As we don't trust the developer we're going to give him a special connection setting to use. Instead of the standard
{servername}.database.windows.net
we will provide the developer with
{servername}.database.**secure**.windows.net.
We will turn off the ability for clients to connect via the old un-secured hostname as well.
Before we give our developer access to the database let's make a tweak by adding a mask to our Person table.

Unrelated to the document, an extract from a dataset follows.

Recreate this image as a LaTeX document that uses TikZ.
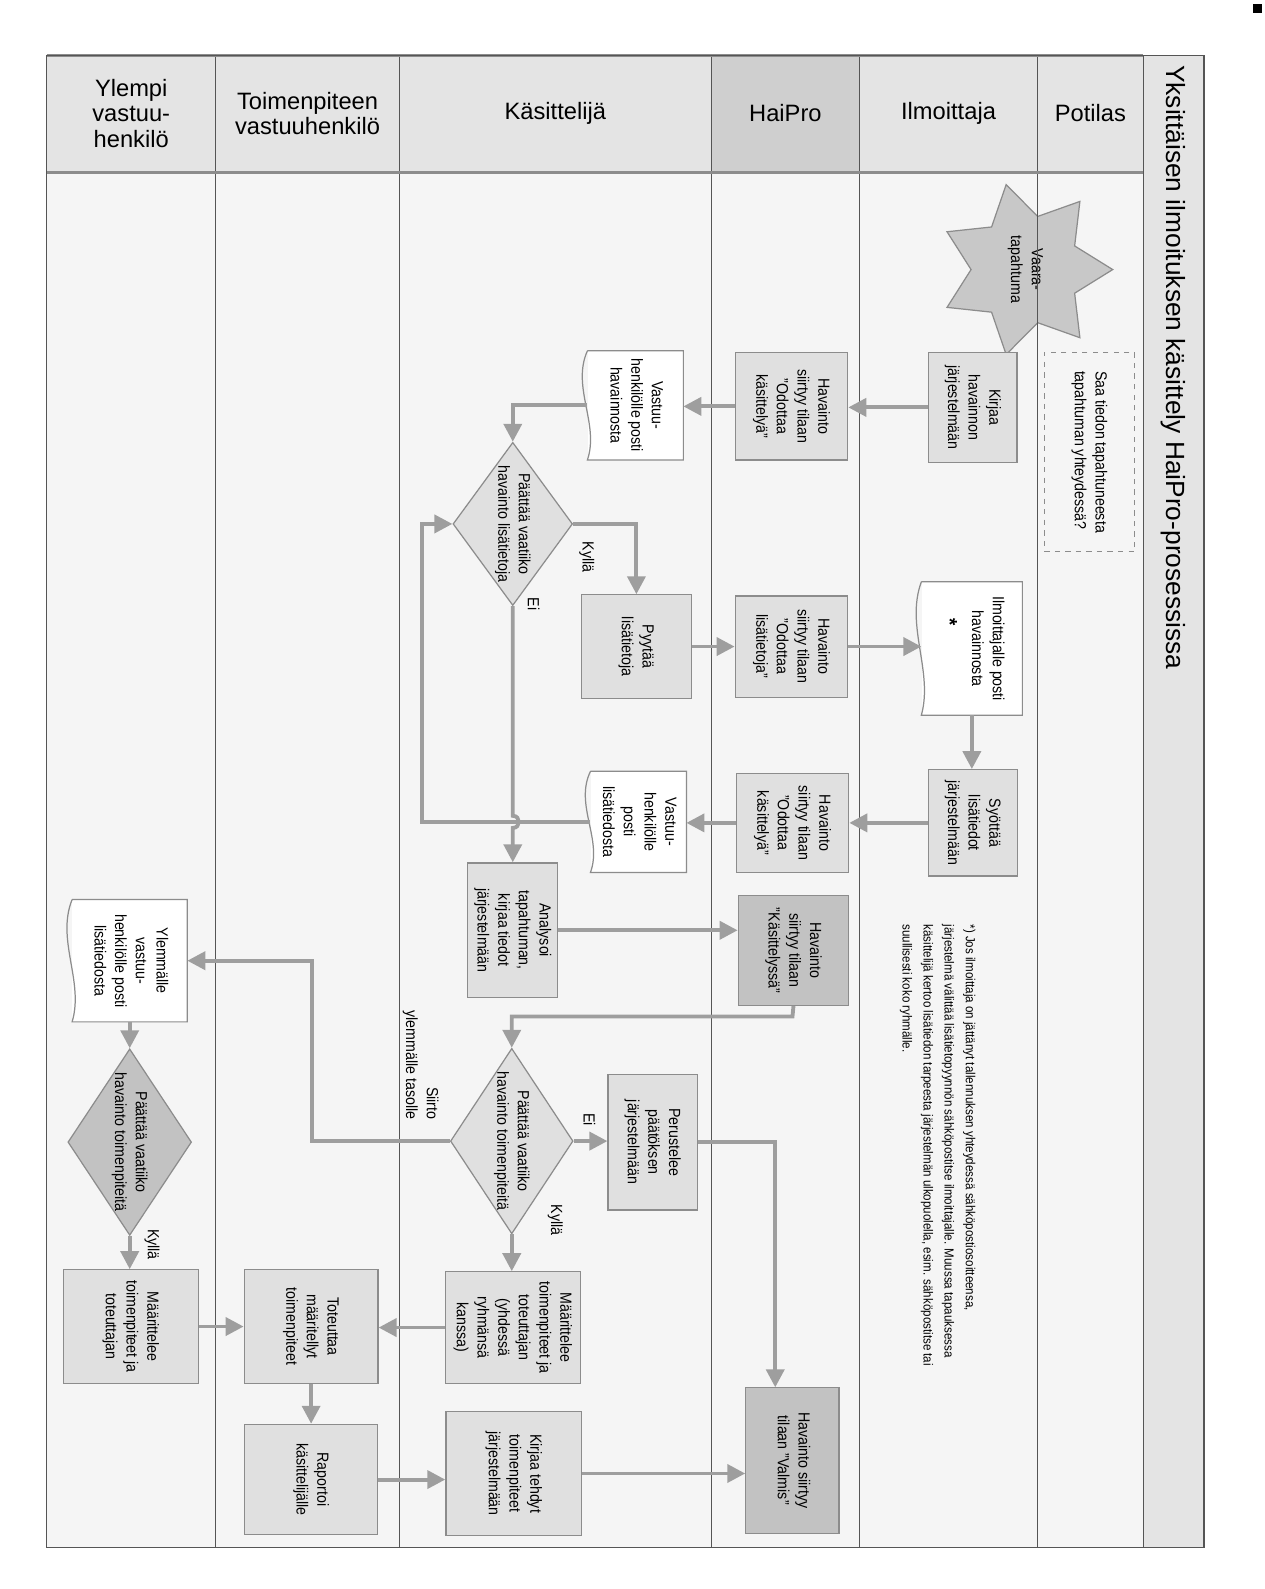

On the Auditing & Security page for our database I'm going to click "Add Mask" in the bottom menu and then add the mask as shown below.
Now that this is place we can provide our developer with the necessary connection details and they can connect via SSMS like so:
When the developer logs in everything looks pretty much as it always does.
Let's pop open a new Query Window in our AdventureWorks database and re-run our SQL query on the Person table from above.
SELECT TOP 10 BusinessEntityID, FirstName, MiddleName, LastName
FROM Person.Person
So can we see the full Person details as before?
and our result set looks like:
BusinessEntityID | FirstName | MiddleName | LastName |
---|---|---|---|
285 | Syed | E | XXXXXXXX |
293 | Catherine | R. | XXXXXXXX |
295 | Kim | NULL | XXXXXXXX |
2170 | Kim | NULL | XXXXXXXX |
38 | Kim | B | XXXXXXXX |
211 | Hazem | E | XXXXXXXX |
2357 | Sam | NULL | XXXXXXXX |
297 | Humberto | NULL | XXXXXXXX |
291 | Gustavo | NULL | XXXXXXXX |
299 | Pilar | NULL | XXXXXXXX |
The key take away from this is that we haven't actually changed the underlying data - the database does still contain the LastName of the Person - it's just that the user context of the call is such that a configured mask is applied to the data as it is retrieved from the server.
We can use this approach for a lot of different data types and I expect eventually you'll have a lot more customisation you can apply here. This is very much a "v1" release and will no doubt be added to over time. This is a great feature that may eventually remove some need to perform mass data cleansing operations when populating dev/test data sources with "production" data.